▸ What you will do:
Scan the material below for the string "matplotlib", and copy every line where it shows up.
:: Material ::
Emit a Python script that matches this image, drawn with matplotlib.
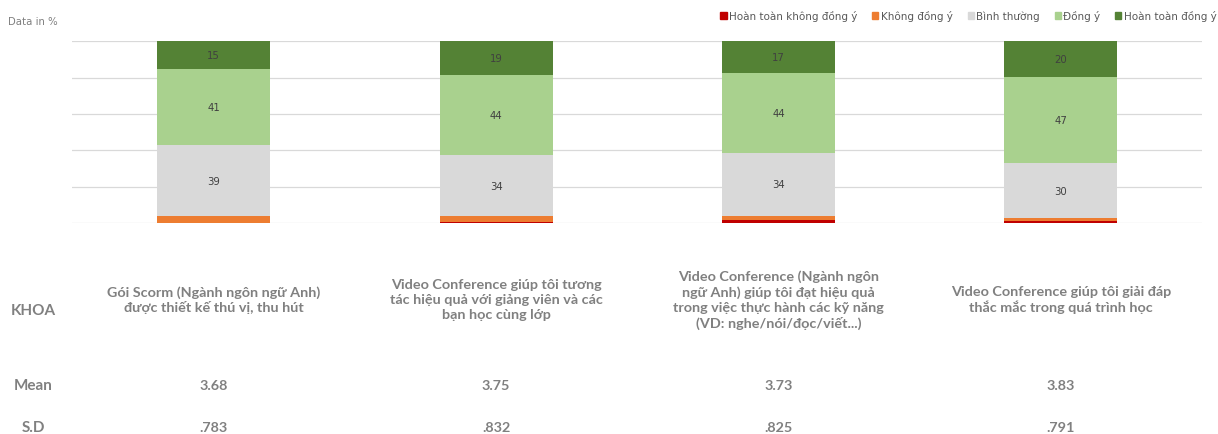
import matplotlib.pyplot as plt
from matplotlib.patches import Patch
from matplotlib.transforms import blended_transform_factory

# survey items (table header row)
items = [
    "Gói Scorm (Ngành ngôn ngữ Anh)\nđược thiết kế thú vị, thu hút",
    "Video Conference giúp tôi tương\ntác hiệu quả với giảng viên và các\nbạn học cùng lớp",
    "Video Conference (Ngành ngôn\nngữ Anh) giúp tôi đạt hiệu quả\ntrong việc thực hành các kỹ năng\n(VD: nghe/nói/đọc/viết...)",
    "Video Conference giúp tôi giải đáp\nthắc mắc trong quá trình học",
]
levels = ["Hoàn toàn không đồng ý", "Không đồng ý", "Bình thường", "Đồng ý", "Hoàn toàn đồng ý"]

# percentages per level, one value per item
strongly_disagree = [0.0, 0.8, 2.0, 1.0]
disagree = [3.8, 3.0, 2.2, 2.0]
neutral = [39.4, 33.8, 34.3, 30.0]
agree = [41.4, 43.8, 44.2, 47.3]
strongly_agree = [15.4, 18.6, 17.3, 19.7]

means = ["3.68", "3.75", "3.73", "3.83"]
sds = [".783", ".832", ".825", ".791"]

colors = ["#C00000", "#ED7D31", "#D9D9D9", "#A9D18E", "#548235"]
labelled = [False, False, True, True, True]
series = [strongly_disagree, disagree, neutral, agree, strongly_agree]

fig = plt.figure(figsize=(12.18, 4.35), dpi=100)
ax = fig.add_axes([0.0595, 0.4844, 0.9275, 0.4184])

x = list(range(len(items)))
bottom = [0.0] * len(items)
for vals, col, lab in zip(series, colors, labelled):
    ax.bar(x, vals, width=0.4, bottom=bottom, color=col, zorder=3)
    if lab:
        for xi, v, b in zip(x, vals, bottom):
            ax.text(xi, b + v / 2, f"{v:.0f}", ha="center", va="center",
                    fontsize=7.3, color="#404040", zorder=4)
    bottom = [b + v for b, v in zip(bottom, vals)]

ax.set_xlim(-0.5, len(items) - 0.5)
ax.set_ylim(0, 100)
ax.set_yticks([0, 20, 40, 60, 80, 100])
ax.yaxis.grid(True, color="#D9D9D9", lw=0.9, zorder=0)
ax.tick_params(left=False, bottom=False, labelleft=False, labelbottom=False)
for s in ax.spines.values():
    s.set_visible(False)

fig.text(0.0066, 0.949, "Data in %", fontsize=7.3, color="#7F7F7F", va="center")

handles = [Patch(color=c) for c in colors]
fig.legend(handles, levels, loc="center right", bbox_to_anchor=(0.999, 0.961),
           ncol=5, frameon=False, fontsize=7.5, handlelength=0.6, handleheight=0.6,
           handletextpad=0.25, columnspacing=1.4, borderaxespad=0, borderpad=0,
           labelcolor="#595959")

# table under the chart
face = ["Lato", "Liberation Sans"]
tr = blended_transform_factory(ax.transData, fig.transFigure)
txt = dict(family=face, fontsize=10.4, fontweight="bold", color="#808080",
           ha="center", va="center", transform=tr, linespacing=1.27)
row = dict(family=face, fontsize=11, fontweight="bold", color="#808080",
           ha="center", va="center")
fig.text(0.0275, 0.285, "KHOA", **row)
fig.text(0.0275, 0.113, "Mean", **row)
fig.text(0.0275, 0.017, "S.D", **row)
for xi, item, m, sd in zip(x, items, means, sds):
    fig.text(xi, 0.31, item, **txt)
    fig.text(xi, 0.113, m, **txt)
    fig.text(xi, 0.017, sd, **txt)

fig.savefig("out.png", dpi=100)
plt.close()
:::
▸ Result below:
Emit a Python script that matches this image, drawn with matplotlib.
import matplotlib.pyplot as plt
from matplotlib.patches import Patch
from matplotlib.transforms import blended_transform_factory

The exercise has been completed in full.